The following Sunday had the potential for being the best in a very long time. The Steelers would be hosting the Miami Dolphins in the early game for the right to go to Super Bowl VII. At the game’s conclusion, the plan was for me to hop a train to New York City to celebrate New Years at the invitation of former teammate and roommate George Constantinidis.

The day did not start out well. After dominating the first portion of the game, the tide turned against the Steelers when the Dolphins successfully executed a fake punt. Miami would go on to win the game and eventually have an undefeated season as world champions. Steelers coach Chuck Noll would be criticized as having been outcoached by his former teammate and boss, Don Shula.

Obviously, I wasn’t in town, and we were decades from the infrastructure being in place to keep track of such things, but I can confidently surmise that this setback was probably handled a lot better by those fans than the spoiled, privileged and entitled denizens of Steelers Nation of today. It had been a good run. The good feelings of the Immaculate Reception would sustain us until…well, it still does to a certain extent. We had turned a corner. The future looked bright. I walked a mile up Broad Street to the Amtrak Station, disappointed to be sure, but optimistic about the coming hours of spending New Years in the Big Apple for the first time, as well as the long-term future of Steelers football.

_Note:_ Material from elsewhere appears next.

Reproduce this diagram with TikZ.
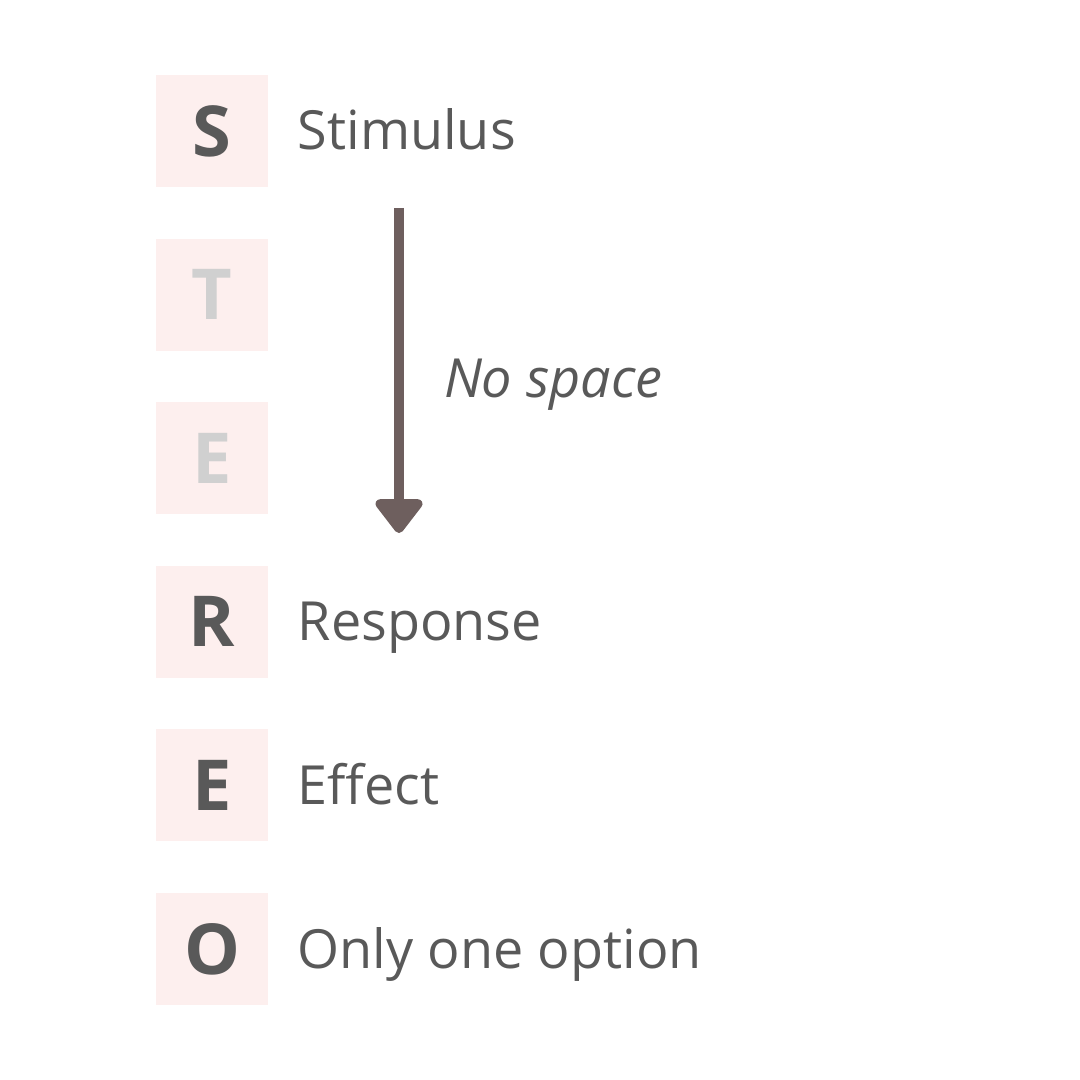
\documentclass[tikz,border=0pt]{standalone}
\usepackage{fontspec}
\setmainfont{Open Sans}
\usetikzlibrary{positioning,arrows.meta}
\definecolor{boxpink}{HTML}{FDEFEE}
\definecolor{inkgray}{HTML}{595959}
\definecolor{fadegray}{HTML}{D0D0D0}
\definecolor{arrowbrown}{HTML}{6E5F5E}

\begin{document}
\begin{tikzpicture}[node distance={5.16mm},
  letter/.style = {fill=boxpink, minimum size=11.2mm, inner sep=0pt, outer sep=0pt, text=inkgray, font=\bfseries\fontsize{20}{24}\selectfont},
  faded/.style = {letter, text=fadegray},
  word/.style = {anchor=base west, inner sep=0pt, text=inkgray, font=\fontsize{15.35}{18}\selectfont},
  note/.style = {midway, anchor=base west, inner sep=0pt, xshift=4.0mm, yshift=-2.75mm, text=inkgray, font=\itshape\fontsize{15.35}{18}\selectfont},
  flow/.style = {draw=arrowbrown, line width=1mm, -{Triangle[width=5.4mm, length=3.7mm, round]}}]
  \useasboundingbox (0,0) rectangle (10.8,-10.8);

  % the STEREO column
  \node[letter] (s) at (2.12,-1.31) {S};
  \node[faded] (t) [below=of s] {T};
  \node[faded] (e1) [below=of t] {E};
  \node[letter] (r) [below=of e1] {R};
  \node[letter] (e2) [below=of r] {E};
  \node[letter] (o) [below=of e2] {O};

  % what each letter stands for
  \node[word] (stimulus) at ([xshift=2.9mm, yshift=-1.9mm]s.east) {Stimulus};
  \node[word] (response) at ([xshift=2.9mm, yshift=-1.9mm]r.east) {Response};
  \node[word] (effect) at ([xshift=2.9mm, yshift=-1.9mm]e2.east) {Effect};
  \node[word] (option) at ([xshift=2.9mm, yshift=-1.9mm]o.east) {Only one option};

  \coordinate (top) at (3.99,-2.08);
  \coordinate (tip) at (3.99,-5.33);
  \draw[flow] (top) -- node[note] (nospace) {No space} (tip);

\end{tikzpicture}
\end{document}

The worst was over, right?

Several hours later as I was riding in a car on Queens Boulevard, the news reported that a plane carrying Pittsburgh Pirates superstar Roberto Clemente and relief supplies for earthquake ravaged Nicaragua had crashed into the sea.

For those reading who were not a part of that time because of age or other circumstances, I confess my inadequacy in being able to convey the magnitude of this tragedy for a kid who had come of age in Pittsburgh in those days, and had spent many a weekend afternoon sitting in the right field bleachers of Forbes Field watching one of the truly great athletic talents of this, or any age ply his craft in the relative anonymity of the national media backwater that was Pittsburgh in the mid-20th century. I would defer to Homer in this regard.

I was speaking of context.

Again, I wasn’t in town personally, so I can’t speak with absolute authority concerning the mood of the community, but personally speaking, the outcome of the AFCCG didn’t quite rise to the heights (Immaculate Reception) or sink to the depths (death and grieving) of what was transpiring both personally and globally in my little corner of Steelers Nation.

As things turned out, impossible to imagine at the time, the Steelers would return to the AFCCG an (astonishing to me) five more times in the eight remaining years of that decade, winning and advancing to the Super Bowl four times. They have made that game nine more times since.

By contrast, many franchises reminisce lovingly upon the one or two times they have been in such a match up, often decades in the past, while for a couple teams like Detroit, such a thing has never occurred.

Context, remember?

Though seventies-era Steelers fans were almost certainly more grounded than the 21st century variety, they have had their lesser moments as well. After making it to the AFCCG for three consecutive seasons in the mid-seventies and winning two world championships, some called for Chuck Noll to be fired after the team failed to make past the divisional round in 1977. They would rebound for two world championships, the next two seasons.

So, is the sky is falling after Sunday? Perhaps. But forgive me if I don’t go there with you. I’ve seen worse.